Despite this, the feasibility and speed of such mechanisms are dependent upon the prevailing strength of market demand. This lag could lead to a negative impact on the operating profitability of these players and this is estimated to be in the range of 50 to 100 bps. Further, the movement in raw material prices can also lead to inventory losses for these companies.
Also Read: IT Stocks Outlook: Citi Cautious Despite Rupee Depreciation Amid Global Macro Uncertainty
Capital Goods
The capital goods sector presents a similar picture due to its diverse nature as well. Facing the same import problem, capital goods players are also likely to experience a decline in their profitability, according to the report.
The segments of the capital goods sector that primarily focus on the export of finished products are expected to benefit from the weaker rupee. The dollar-denominated revenues of these players translate into higher rupee earnings.
Pharmaceuticals
In the pharmaceuticals sector, particularly in active pharmaceutical ingredients and the renewable power sector are anticipated to face marginal pressure on their profitability and project returns.
This is also due to the dependence on imported raw materials, such as intermediates for pharmaceuticals and modules for renewable power projects.
Bright Side
On the flip side, the depreciation of the rupee is expected to provide a boost to sectors that are primarily export-oriented. These sectors include IT, marine foods specifically shrimp and prawn, and home textiles, where exports account for a majority of their total revenue.
These sectors also have import requirements that are negligible. In both cases where the companies choose to retain the benefits or pass them on to customers in the form of lower prices, their profitability could improve up to 100 bps.

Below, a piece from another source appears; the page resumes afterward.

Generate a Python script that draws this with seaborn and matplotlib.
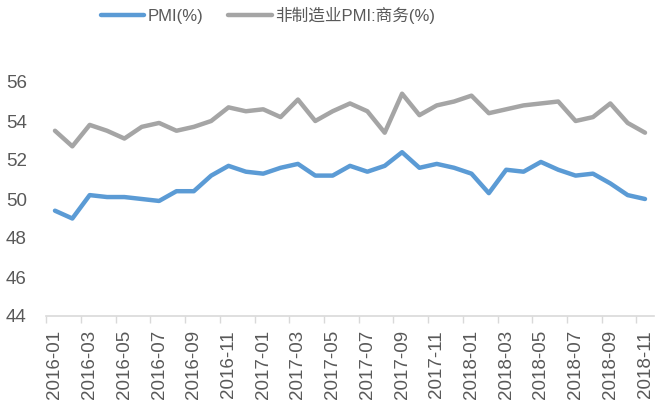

For other sectors such as pharmaceuticals, chemicals, gems and jewellery, and ceramics, which also have foreign trade exposure, the overall impact of the rupee depreciation is likely to be neutral.
This neutrality is due to the presence of a natural hedge as these sectors have a substantial presence on both the import and export fronts, according to Crisil.

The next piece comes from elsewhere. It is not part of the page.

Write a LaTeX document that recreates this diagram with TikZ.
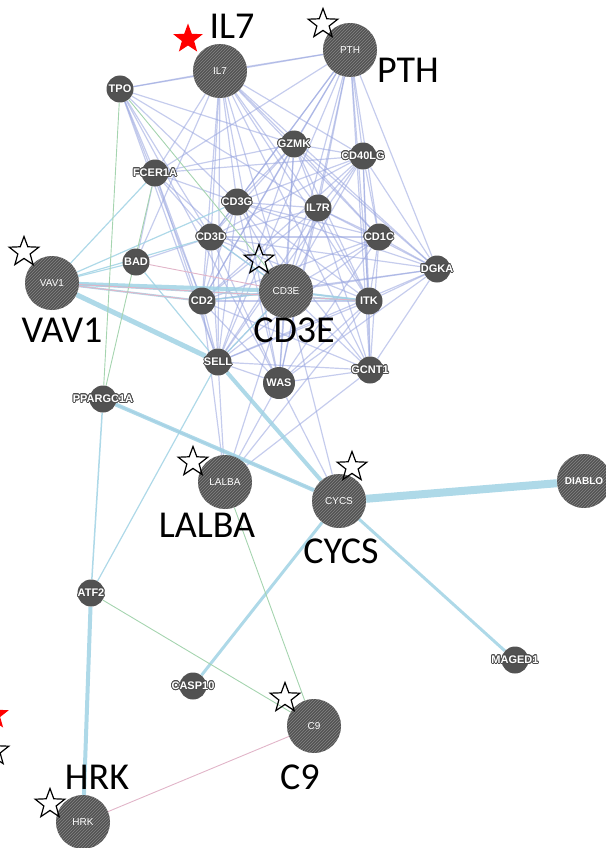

This balances the impact of currency fluctuations. Similarly, sectors like city gas distribution, primary steel, and edible oils are set to see only minimal impact from rupee volatility as they pass on changes in input costs to their customers.
Earnings And Debts
While the near-term impact on the earnings remains a factor that will need to be monitored, the overall credit impact is expected to be neutral.
This is because the initial effects of rupee volatility are will be neutralised as businesses adapt to the new currency exchange rate levels. The specific impact on companies will also depend on their outstanding debt.
A depreciating rupee would inflate the rupee value of dollar-denominated liabilities, potentially leading to higher debt obligations, which could negatively affect their credit profiles, it added.